A colorful, well-meaning documentary that comes to theatres after picking up nearly every single film festival award possible over the previous year, Born Into Brothels tells the story of a young photographer (codirector Zana Briski, sporting an indiscriminately Englishy accent) who spends several months in the red light district of Calcutta, teaching photography to a handful of children whose mothers are all prostitutes. The children - jolly, energetic, and often very talented with a camera - take pictures of street life in their abominable yet strangely beautiful surroundings, and Briski raises money for their education by selling their photos at auctions in New York and London.
It sure is a great cause, and Briski is a highly admirable woman. But how is the movie? Well, it's... colorful and well-meaning. Appropriately, it's nicely shot, and the soundtrack is wonderful. All in all, not a bad moviegoing experience. But to be honest, it plays out more like a promotional video for Briski's charity, Kids With Cameras, and less like a movie in its own right. (It's quite telling that the official web site for the film is actually a site for Kids With Cameras - there is very little information about the film itself.) As a means of raising awareness of these talented kids and Briski's charity, it succeeds. But unlike, say, the amazing documentary Spellbound, there is a weird lack of drama about these children's futures. They live in dire poverty, their parents are negligent at best, but they seem content enough - and indeed, for the filthy hole that Calcutta's red light district is, Briski and her codirector (and former boyfriend) Ross Kauffman still make it look exotic. Even when the film finally hones in on one especially gifted young boy and his struggle to get a passport to visit Amsterdam for a children's photo program, I never had the feeling that there was much at stake. There's no tension at all.
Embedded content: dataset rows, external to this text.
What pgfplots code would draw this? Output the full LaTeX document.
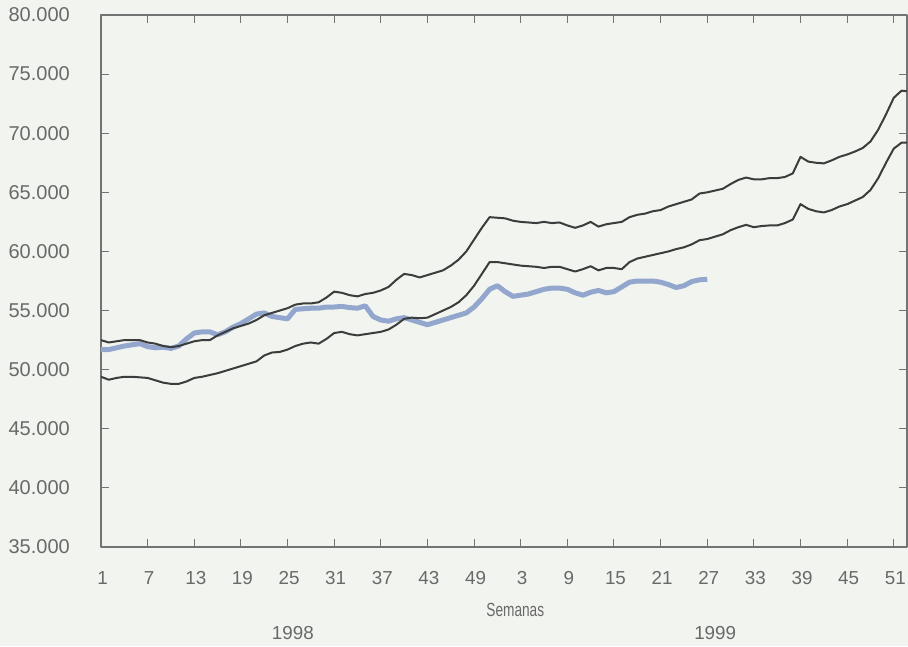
\documentclass[border=0pt]{standalone}
\usepackage{fontspec}
\setmainfont{Liberation Sans}
\newfontfamily\condfont{Liberation Sans}[FakeStretch=0.72]
\usepackage{pgfplots}
\usepackage{pgfplotstable}
\pgfplotsset{compat=1.18}
\definecolor{bgcol}{RGB}{241,244,239}
\definecolor{txtcol}{RGB}{105,105,105}
\definecolor{axcol}{RGB}{115,115,115}
\definecolor{darkline}{RGB}{60,60,60}
\definecolor{blueline}{RGB}{146,166,206}

\pgfplotstableread{
i v
1 52.5
2 52.3
3 52.4
4 52.5
5 52.5
6 52.5
7 52.3
8 52.2
9 52.0
10 51.9
11 52.0
12 52.2
13 52.4
14 52.5
15 52.5
16 52.9
17 53.2
18 53.5
19 53.7
20 53.9
21 54.2
22 54.6
23 54.8
24 55.0
25 55.2
26 55.5
27 55.6
28 55.6
29 55.7
30 56.1
31 56.6
32 56.5
33 56.3
34 56.2
35 56.4
36 56.5
37 56.7
38 57.0
39 57.6
40 58.1
41 58.0
42 57.8
43 58.0
44 58.2
45 58.4
46 58.8
47 59.3
48 60.0
49 61.0
50 62.0
51 62.9
52 62.85
53 62.8
54 62.6
55 62.5
56 62.45
57 62.4
58 62.5
59 62.4
60 62.45
61 62.2
62 62.0
63 62.2
64 62.5
65 62.1
66 62.3
67 62.4
68 62.5
69 62.9
70 63.1
71 63.2
72 63.4
73 63.5
74 63.8
75 64.0
76 64.2
77 64.4
78 64.9
79 65.0
80 65.15
81 65.3
82 65.7
83 66.05
84 66.25
85 66.1
86 66.1
87 66.2
88 66.2
89 66.3
90 66.6
91 68.0
92 67.6
93 67.5
94 67.45
95 67.7
96 68.0
97 68.2
98 68.45
99 68.75
100 69.3
101 70.3
102 71.6
103 73.0
104 73.6
104.7 73.55
}\tabUpper

\pgfplotstableread{
i v
1 49.4
2 49.15
3 49.3
4 49.4
5 49.4
6 49.35
7 49.3
8 49.1
9 48.9
10 48.8
11 48.8
12 49.0
13 49.3
14 49.4
15 49.55
16 49.7
17 49.9
18 50.1
19 50.3
20 50.5
21 50.7
22 51.2
23 51.45
24 51.5
25 51.7
26 52.0
27 52.2
28 52.3
29 52.2
30 52.6
31 53.1
32 53.2
33 53.0
34 52.9
35 53.0
36 53.1
37 53.2
38 53.4
39 53.8
40 54.3
41 54.4
42 54.35
43 54.4
44 54.7
45 55.0
46 55.3
47 55.7
48 56.3
49 57.1
50 58.1
51 59.1
52 59.1
53 59.0
54 58.9
55 58.8
56 58.75
57 58.7
58 58.6
59 58.7
60 58.7
61 58.5
62 58.3
63 58.5
64 58.75
65 58.4
66 58.6
67 58.6
68 58.5
69 59.1
70 59.4
71 59.55
72 59.7
73 59.85
74 60.0
75 60.2
76 60.35
77 60.6
78 60.95
79 61.05
80 61.25
81 61.45
82 61.8
83 62.05
84 62.25
85 62.05
86 62.15
87 62.2
88 62.2
89 62.4
90 62.7
91 64.0
92 63.6
93 63.4
94 63.3
95 63.5
96 63.8
97 64.0
98 64.3
99 64.6
100 65.2
101 66.2
102 67.5
103 68.7
104 69.2
104.7 69.2
}\tabLower

\pgfplotstableread{
i v
1 51.7
2 51.7
3 51.85
4 52.0
5 52.1
6 52.2
7 51.95
8 51.85
9 51.9
10 51.8
11 52.0
12 52.6
13 53.1
14 53.2
15 53.2
16 52.95
17 53.2
18 53.6
19 53.9
20 54.3
21 54.7
22 54.8
23 54.5
24 54.4
25 54.3
26 55.1
27 55.15
28 55.2
29 55.2
30 55.3
31 55.3
32 55.35
33 55.25
34 55.2
35 55.4
36 54.5
37 54.2
38 54.1
39 54.3
40 54.4
41 54.2
42 54.0
43 53.8
44 54.0
45 54.2
46 54.4
47 54.6
48 54.8
49 55.3
50 56.0
51 56.8
52 57.1
53 56.6
54 56.2
55 56.3
56 56.4
57 56.6
58 56.8
59 56.9
60 56.9
61 56.8
62 56.5
63 56.3
64 56.55
65 56.7
66 56.5
67 56.6
68 57.0
69 57.4
70 57.5
71 57.5
72 57.5
73 57.4
74 57.2
75 56.95
76 57.1
77 57.45
78 57.6
79 57.65
}\tabBlue

\begin{document}
\begin{tikzpicture}
\path[use as bounding box, fill=bgcol] (-101pt,-99pt) rectangle (807pt,547pt);
\begin{axis}[
  scale only axis, width=806pt, height=532pt,
  xmin=1, xmax=104.7, ymin=35, ymax=80,
  axis line style={axcol, line width=1.3pt},
  tick style={axcol, line width=1pt},
  tick align=inside, major tick length=8pt,
  xtick={1,7,...,103},
  xticklabels={1,7,13,19,25,31,37,43,49,3,9,15,21,27,33,39,45,51},
  ytick={35,40,...,80},
  yticklabels={35.000,40.000,45.000,50.000,55.000,60.000,65.000,70.000,75.000,80.000},
  ticklabel style={text=txtcol, inner sep=0pt},
  yticklabel style={font=\fontsize{20}{24}\selectfont, xshift=-31pt},
  xticklabel style={font=\fontsize{18.8}{22}\selectfont, yshift=-24pt, xshift=1.5pt},
  clip mode=individual,
  line join=round,
]
\addplot[blueline, line width=5pt] table[x=i, y=v] {\tabBlue};
\addplot[darkline, line width=2pt] table[x=i, y=v] {\tabUpper};
\addplot[darkline, line width=2pt] table[x=i, y=v] {\tabLower};
\node[font=\condfont\fontsize{19}{22}\selectfont, text=txtcol] at (rel axis cs:0.514,-0.118) {Semanas};
\node[font=\fontsize{18.8}{22}\selectfont, text=txtcol] at (rel axis cs:0.238,-0.1617) {1998};
\node[font=\fontsize{18.8}{22}\selectfont, text=txtcol] at (rel axis cs:0.762,-0.1617) {1999};
\end{axis}
\end{tikzpicture}
\end{document}
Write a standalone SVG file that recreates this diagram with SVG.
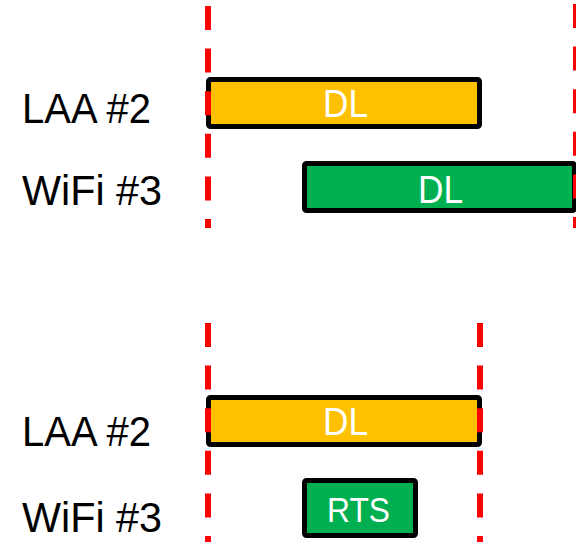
<svg xmlns="http://www.w3.org/2000/svg" width="576" height="542" viewBox="0 0 576 542">
<style>
.lbl{font-family:"Liberation Sans",Arial,sans-serif;font-size:42px;fill:#000}
.btxt{font-family:"Liberation Sans",Arial,sans-serif;fill:#fff;text-anchor:middle}
.box{stroke:#000;stroke-width:5}
.laa{fill:#FFC000}
.wifi{fill:#00B050}
.dash{stroke:#FF0000;stroke-width:6;stroke-dasharray:24 18.6;fill:none}
</style>
<rect width="576" height="542" fill="#fff"/>
<g id="top-labels">
<text class="lbl" x="22" y="123" textLength="129" lengthAdjust="spacingAndGlyphs">LAA #2</text>
<text class="lbl" x="22" y="205" textLength="140" lengthAdjust="spacingAndGlyphs">WiFi #3</text>
</g>
<g id="top-laa-dl">
<rect class="box laa" x="208.5" y="79.5" width="271" height="47" rx="2"/>
<text class="btxt" x="345.5" y="117" font-size="38" textLength="45" lengthAdjust="spacingAndGlyphs">DL</text>
</g>
<g id="top-wifi-dl">
<rect class="box wifi" x="304.5" y="163.5" width="270" height="47" rx="2"/>
<text class="btxt" x="440.5" y="203" font-size="38" textLength="45" lengthAdjust="spacingAndGlyphs">DL</text>
</g>
<g id="bottom-labels">
<text class="lbl" x="22" y="446" textLength="129" lengthAdjust="spacingAndGlyphs">LAA #2</text>
<text class="lbl" x="22" y="532" textLength="140" lengthAdjust="spacingAndGlyphs">WiFi #3</text>
</g>
<g id="bottom-laa-dl">
<rect class="box laa" x="208.5" y="397.5" width="271" height="47" rx="2"/>
<text class="btxt" x="345.5" y="435" font-size="38" textLength="45" lengthAdjust="spacingAndGlyphs">DL</text>
</g>
<g id="bottom-wifi-rts">
<rect class="box wifi" x="304.5" y="480.5" width="111" height="55" rx="2"/>
<text class="btxt" x="358.5" y="522" font-size="35" textLength="63" lengthAdjust="spacingAndGlyphs">RTS</text>
</g>
<g id="connectors">
<line class="dash" x1="208" y1="6" x2="208" y2="228"/>
<line class="dash" x1="576" y1="4" x2="576" y2="228"/>
<line class="dash" x1="208" y1="323" x2="208" y2="542"/>
<line class="dash" x1="480" y1="323" x2="480" y2="542"/>
</g>
</svg>
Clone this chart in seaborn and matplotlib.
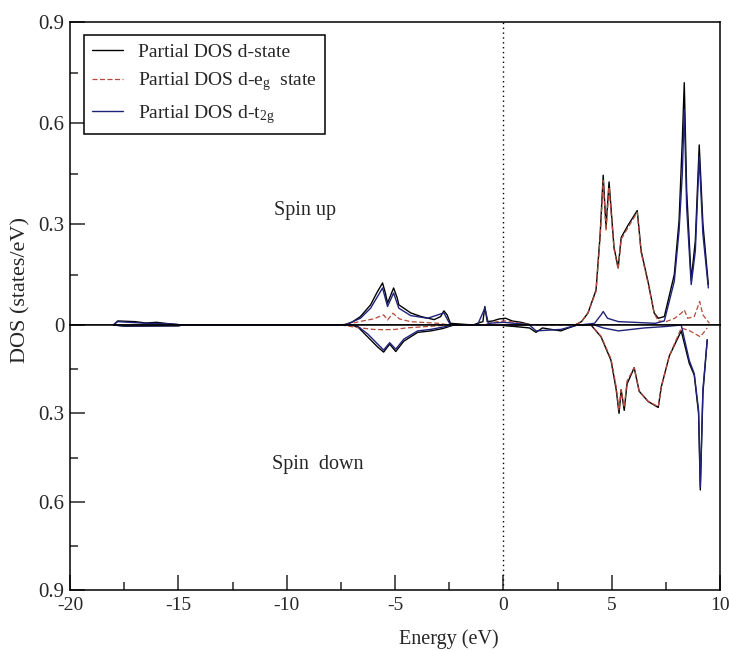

So while it sounds strange to say, I actually wish Born Into Brothels was more manipulative in its storytelling. I would have had more of an emotional connection to these children. Instead, it offers only maddening glimpses of some of the (in my opinion) more interesting young subjects - which is perplexing, considering the film's relatively short runtime of 85 minutes. One sensitive young boy in particular, who speaks very eloquently about the misery of his surroundings, is shamefully given only brief screen time, while the other kids, who are content to just giggle and play, hog Briski's camera. Again, it's an okay film, but I think you're better off just donating $10 to Kids With Cameras instead of buying a ticket to see Born Into Brothels.